EXERCISE DESCRIPTION = Return exactly, please, the lines that run from the line with "Rebuild this diagram as a LaTeX" to the line with "(c1) at (246,160)", ends included, and omit all pictures.

DATA IN THIS EXERCISE =
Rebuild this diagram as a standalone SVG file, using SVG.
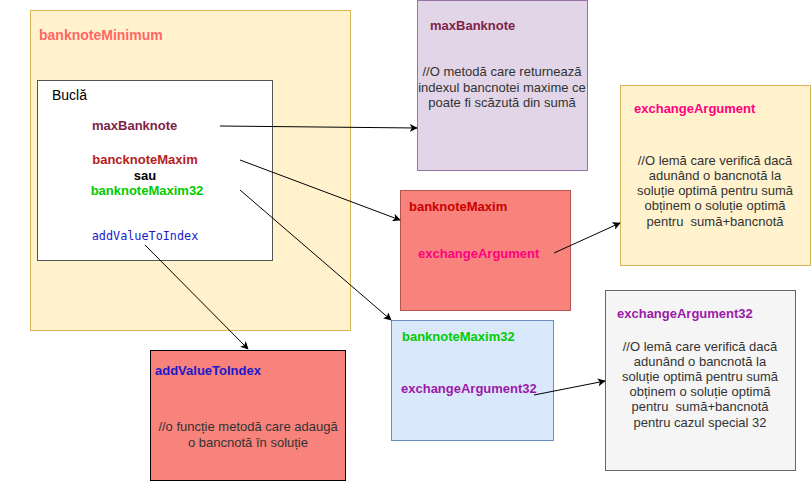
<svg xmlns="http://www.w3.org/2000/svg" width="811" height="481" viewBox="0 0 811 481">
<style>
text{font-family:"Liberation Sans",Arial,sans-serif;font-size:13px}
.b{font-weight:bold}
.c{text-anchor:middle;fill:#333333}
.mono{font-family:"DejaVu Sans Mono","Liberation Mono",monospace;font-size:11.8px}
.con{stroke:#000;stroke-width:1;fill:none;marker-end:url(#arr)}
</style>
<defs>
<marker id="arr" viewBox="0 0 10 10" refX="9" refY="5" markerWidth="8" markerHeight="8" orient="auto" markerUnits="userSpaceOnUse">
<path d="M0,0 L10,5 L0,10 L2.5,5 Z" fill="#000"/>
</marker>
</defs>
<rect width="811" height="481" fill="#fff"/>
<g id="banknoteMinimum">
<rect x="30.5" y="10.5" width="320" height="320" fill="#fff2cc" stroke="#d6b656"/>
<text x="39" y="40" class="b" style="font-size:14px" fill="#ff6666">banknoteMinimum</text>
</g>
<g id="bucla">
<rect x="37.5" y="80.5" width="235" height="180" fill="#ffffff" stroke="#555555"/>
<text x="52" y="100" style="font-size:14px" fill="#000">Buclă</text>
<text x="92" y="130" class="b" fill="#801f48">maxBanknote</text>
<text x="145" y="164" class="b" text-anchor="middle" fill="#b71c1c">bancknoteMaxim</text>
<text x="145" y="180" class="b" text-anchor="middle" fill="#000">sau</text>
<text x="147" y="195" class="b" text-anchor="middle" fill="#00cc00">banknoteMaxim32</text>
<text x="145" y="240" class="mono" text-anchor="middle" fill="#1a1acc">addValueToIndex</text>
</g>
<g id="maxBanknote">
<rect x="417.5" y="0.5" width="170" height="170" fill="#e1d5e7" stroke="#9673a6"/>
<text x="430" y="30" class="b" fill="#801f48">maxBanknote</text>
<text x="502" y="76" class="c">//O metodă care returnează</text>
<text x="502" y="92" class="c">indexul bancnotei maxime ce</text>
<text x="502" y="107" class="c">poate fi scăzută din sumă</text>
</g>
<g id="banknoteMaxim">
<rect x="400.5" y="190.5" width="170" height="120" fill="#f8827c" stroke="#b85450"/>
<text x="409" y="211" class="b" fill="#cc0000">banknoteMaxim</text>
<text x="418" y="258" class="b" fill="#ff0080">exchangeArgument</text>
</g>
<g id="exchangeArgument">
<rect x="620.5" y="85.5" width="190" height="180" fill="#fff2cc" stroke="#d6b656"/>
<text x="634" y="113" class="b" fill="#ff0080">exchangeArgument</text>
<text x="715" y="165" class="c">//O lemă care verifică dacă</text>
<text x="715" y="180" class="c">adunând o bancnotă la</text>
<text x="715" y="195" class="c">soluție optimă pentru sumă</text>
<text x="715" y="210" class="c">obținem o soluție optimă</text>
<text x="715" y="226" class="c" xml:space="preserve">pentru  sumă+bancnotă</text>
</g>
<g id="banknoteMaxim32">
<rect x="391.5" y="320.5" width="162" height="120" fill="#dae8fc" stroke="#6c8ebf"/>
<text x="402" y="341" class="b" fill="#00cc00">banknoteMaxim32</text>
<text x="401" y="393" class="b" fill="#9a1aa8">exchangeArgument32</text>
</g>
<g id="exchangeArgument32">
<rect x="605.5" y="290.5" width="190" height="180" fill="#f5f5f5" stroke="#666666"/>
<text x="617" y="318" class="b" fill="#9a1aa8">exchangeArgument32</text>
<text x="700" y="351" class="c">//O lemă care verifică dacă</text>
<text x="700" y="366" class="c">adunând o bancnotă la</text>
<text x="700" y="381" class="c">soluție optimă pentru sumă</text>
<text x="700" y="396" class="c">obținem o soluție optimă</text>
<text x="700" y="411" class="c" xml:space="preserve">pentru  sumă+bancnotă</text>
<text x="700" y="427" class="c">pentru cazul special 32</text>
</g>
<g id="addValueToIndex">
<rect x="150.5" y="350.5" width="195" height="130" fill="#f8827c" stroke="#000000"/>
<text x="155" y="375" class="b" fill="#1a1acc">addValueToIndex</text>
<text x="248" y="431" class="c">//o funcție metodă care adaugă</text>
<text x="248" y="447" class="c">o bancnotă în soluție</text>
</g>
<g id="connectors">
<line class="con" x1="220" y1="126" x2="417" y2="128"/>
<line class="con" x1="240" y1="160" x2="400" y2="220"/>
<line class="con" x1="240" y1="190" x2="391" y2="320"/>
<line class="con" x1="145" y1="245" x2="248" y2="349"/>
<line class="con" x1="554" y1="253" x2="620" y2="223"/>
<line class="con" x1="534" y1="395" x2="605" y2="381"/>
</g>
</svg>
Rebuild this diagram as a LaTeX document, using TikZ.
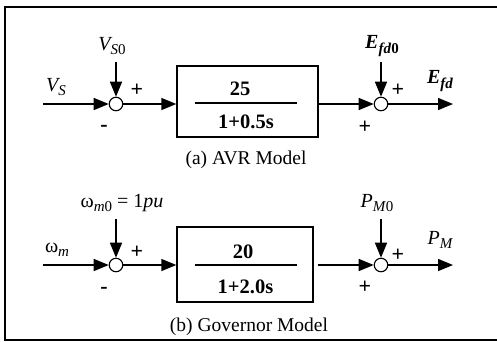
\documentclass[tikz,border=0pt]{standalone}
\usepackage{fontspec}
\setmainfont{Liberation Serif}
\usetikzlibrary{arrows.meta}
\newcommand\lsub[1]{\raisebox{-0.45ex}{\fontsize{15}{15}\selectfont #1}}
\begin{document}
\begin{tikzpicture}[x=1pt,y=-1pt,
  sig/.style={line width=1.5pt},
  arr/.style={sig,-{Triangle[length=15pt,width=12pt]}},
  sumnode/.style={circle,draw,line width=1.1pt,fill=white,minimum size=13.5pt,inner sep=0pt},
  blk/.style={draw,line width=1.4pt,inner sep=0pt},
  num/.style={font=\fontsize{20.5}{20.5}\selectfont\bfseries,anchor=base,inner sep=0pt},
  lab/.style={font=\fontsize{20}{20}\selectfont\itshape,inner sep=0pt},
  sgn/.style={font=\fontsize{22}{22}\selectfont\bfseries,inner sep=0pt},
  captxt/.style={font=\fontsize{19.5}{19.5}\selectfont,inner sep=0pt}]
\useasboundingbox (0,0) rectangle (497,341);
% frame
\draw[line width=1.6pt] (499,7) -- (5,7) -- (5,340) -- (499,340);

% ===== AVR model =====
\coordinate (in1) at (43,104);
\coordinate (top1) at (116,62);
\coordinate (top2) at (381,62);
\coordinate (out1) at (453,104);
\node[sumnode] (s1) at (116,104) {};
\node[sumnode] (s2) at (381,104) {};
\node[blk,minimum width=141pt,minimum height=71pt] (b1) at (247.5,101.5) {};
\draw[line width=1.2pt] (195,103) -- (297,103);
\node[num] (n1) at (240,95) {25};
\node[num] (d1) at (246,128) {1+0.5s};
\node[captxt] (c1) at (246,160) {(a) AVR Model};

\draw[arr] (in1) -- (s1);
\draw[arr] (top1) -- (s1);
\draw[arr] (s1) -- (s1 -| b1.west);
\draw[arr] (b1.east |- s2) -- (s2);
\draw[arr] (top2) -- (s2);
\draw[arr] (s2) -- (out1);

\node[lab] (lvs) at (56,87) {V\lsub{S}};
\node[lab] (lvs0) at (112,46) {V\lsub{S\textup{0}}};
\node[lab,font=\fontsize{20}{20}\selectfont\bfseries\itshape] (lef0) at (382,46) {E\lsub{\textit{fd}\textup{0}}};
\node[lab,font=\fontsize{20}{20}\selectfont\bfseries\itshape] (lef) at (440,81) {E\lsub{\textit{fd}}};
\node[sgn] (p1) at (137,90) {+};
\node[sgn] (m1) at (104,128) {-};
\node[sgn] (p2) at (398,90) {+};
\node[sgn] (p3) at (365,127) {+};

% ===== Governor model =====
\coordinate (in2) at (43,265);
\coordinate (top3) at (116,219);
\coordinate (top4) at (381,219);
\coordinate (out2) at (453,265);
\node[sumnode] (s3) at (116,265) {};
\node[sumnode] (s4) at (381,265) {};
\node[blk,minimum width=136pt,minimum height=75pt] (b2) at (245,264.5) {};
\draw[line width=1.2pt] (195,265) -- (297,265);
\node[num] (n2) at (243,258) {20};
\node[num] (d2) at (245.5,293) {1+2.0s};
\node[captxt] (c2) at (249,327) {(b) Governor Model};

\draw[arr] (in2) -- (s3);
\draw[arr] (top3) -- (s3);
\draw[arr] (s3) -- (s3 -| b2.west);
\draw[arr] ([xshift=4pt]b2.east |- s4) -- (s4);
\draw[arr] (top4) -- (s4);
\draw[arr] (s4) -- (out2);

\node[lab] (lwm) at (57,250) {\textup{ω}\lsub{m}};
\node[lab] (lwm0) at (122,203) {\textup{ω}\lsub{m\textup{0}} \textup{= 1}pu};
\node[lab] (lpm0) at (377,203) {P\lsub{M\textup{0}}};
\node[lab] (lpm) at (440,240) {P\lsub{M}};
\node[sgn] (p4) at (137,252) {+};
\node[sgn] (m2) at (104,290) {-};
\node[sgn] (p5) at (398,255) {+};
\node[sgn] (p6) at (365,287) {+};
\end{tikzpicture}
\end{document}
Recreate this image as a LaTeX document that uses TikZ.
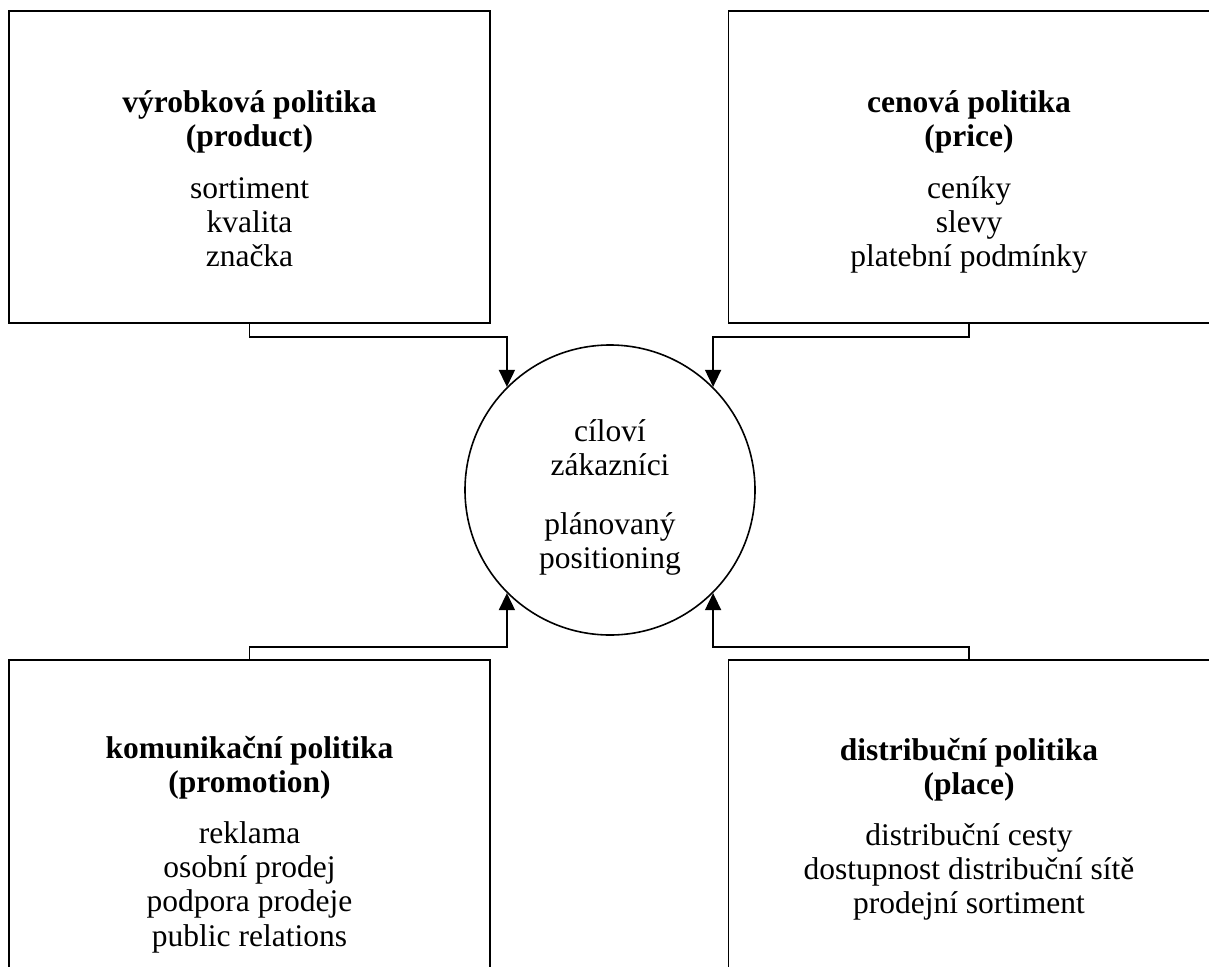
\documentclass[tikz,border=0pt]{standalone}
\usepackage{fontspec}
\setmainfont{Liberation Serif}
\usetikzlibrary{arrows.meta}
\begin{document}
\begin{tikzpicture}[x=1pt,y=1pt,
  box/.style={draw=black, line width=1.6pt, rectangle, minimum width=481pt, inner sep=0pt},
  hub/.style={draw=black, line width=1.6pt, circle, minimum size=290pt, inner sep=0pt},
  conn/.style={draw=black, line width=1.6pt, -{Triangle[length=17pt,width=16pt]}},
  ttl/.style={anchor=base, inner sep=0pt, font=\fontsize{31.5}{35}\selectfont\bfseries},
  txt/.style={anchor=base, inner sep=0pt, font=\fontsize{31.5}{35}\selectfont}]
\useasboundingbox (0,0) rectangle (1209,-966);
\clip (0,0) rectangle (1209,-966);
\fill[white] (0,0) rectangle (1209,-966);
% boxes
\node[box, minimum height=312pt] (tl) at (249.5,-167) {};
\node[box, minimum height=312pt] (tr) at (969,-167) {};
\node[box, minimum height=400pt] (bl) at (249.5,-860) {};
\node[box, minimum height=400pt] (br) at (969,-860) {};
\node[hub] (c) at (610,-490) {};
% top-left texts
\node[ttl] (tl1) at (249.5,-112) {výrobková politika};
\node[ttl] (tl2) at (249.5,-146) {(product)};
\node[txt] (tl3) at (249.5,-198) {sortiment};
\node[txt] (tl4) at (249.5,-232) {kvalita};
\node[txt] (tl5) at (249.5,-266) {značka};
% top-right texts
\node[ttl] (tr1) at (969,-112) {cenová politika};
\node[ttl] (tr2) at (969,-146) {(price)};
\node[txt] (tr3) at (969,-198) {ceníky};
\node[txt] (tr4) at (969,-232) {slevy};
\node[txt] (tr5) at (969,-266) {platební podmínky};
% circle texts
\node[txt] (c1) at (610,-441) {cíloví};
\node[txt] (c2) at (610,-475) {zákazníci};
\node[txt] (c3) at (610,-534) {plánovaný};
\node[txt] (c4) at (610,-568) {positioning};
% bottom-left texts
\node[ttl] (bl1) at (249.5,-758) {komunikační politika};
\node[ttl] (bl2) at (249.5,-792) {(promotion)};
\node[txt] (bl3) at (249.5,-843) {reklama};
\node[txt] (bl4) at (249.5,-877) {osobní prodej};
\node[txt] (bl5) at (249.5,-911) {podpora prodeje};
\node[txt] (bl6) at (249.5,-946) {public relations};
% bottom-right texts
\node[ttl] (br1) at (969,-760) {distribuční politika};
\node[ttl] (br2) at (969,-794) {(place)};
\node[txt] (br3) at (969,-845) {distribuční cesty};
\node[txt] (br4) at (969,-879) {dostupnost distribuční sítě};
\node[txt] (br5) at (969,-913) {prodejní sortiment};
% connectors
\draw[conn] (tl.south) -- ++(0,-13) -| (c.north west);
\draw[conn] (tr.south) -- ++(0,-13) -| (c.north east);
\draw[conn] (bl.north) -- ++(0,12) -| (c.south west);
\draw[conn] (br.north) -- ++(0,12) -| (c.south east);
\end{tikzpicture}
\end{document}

WRITTEN RESPONSE =
Rebuild this diagram as a LaTeX document, using TikZ.
\documentclass[tikz,border=0pt]{standalone}
\usepackage{fontspec}
\setmainfont{Liberation Serif}
\usetikzlibrary{arrows.meta}
\newcommand\lsub[1]{\raisebox{-0.45ex}{\fontsize{15}{15}\selectfont #1}}
\begin{document}
\begin{tikzpicture}[x=1pt,y=-1pt,
  sig/.style={line width=1.5pt},
  arr/.style={sig,-{Triangle[length=15pt,width=12pt]}},
  sumnode/.style={circle,draw,line width=1.1pt,fill=white,minimum size=13.5pt,inner sep=0pt},
  blk/.style={draw,line width=1.4pt,inner sep=0pt},
  num/.style={font=\fontsize{20.5}{20.5}\selectfont\bfseries,anchor=base,inner sep=0pt},
  lab/.style={font=\fontsize{20}{20}\selectfont\itshape,inner sep=0pt},
  sgn/.style={font=\fontsize{22}{22}\selectfont\bfseries,inner sep=0pt},
  captxt/.style={font=\fontsize{19.5}{19.5}\selectfont,inner sep=0pt}]
\useasboundingbox (0,0) rectangle (497,341);
% frame
\draw[line width=1.6pt] (499,7) -- (5,7) -- (5,340) -- (499,340);

% ===== AVR model =====
\coordinate (in1) at (43,104);
\coordinate (top1) at (116,62);
\coordinate (top2) at (381,62);
\coordinate (out1) at (453,104);
\node[sumnode] (s1) at (116,104) {};
\node[sumnode] (s2) at (381,104) {};
\node[blk,minimum width=141pt,minimum height=71pt] (b1) at (247.5,101.5) {};
\draw[line width=1.2pt] (195,103) -- (297,103);
\node[num] (n1) at (240,95) {25};
\node[num] (d1) at (246,128) {1+0.5s};
\node[captxt] (c1) at (246,160) {(a) AVR Model};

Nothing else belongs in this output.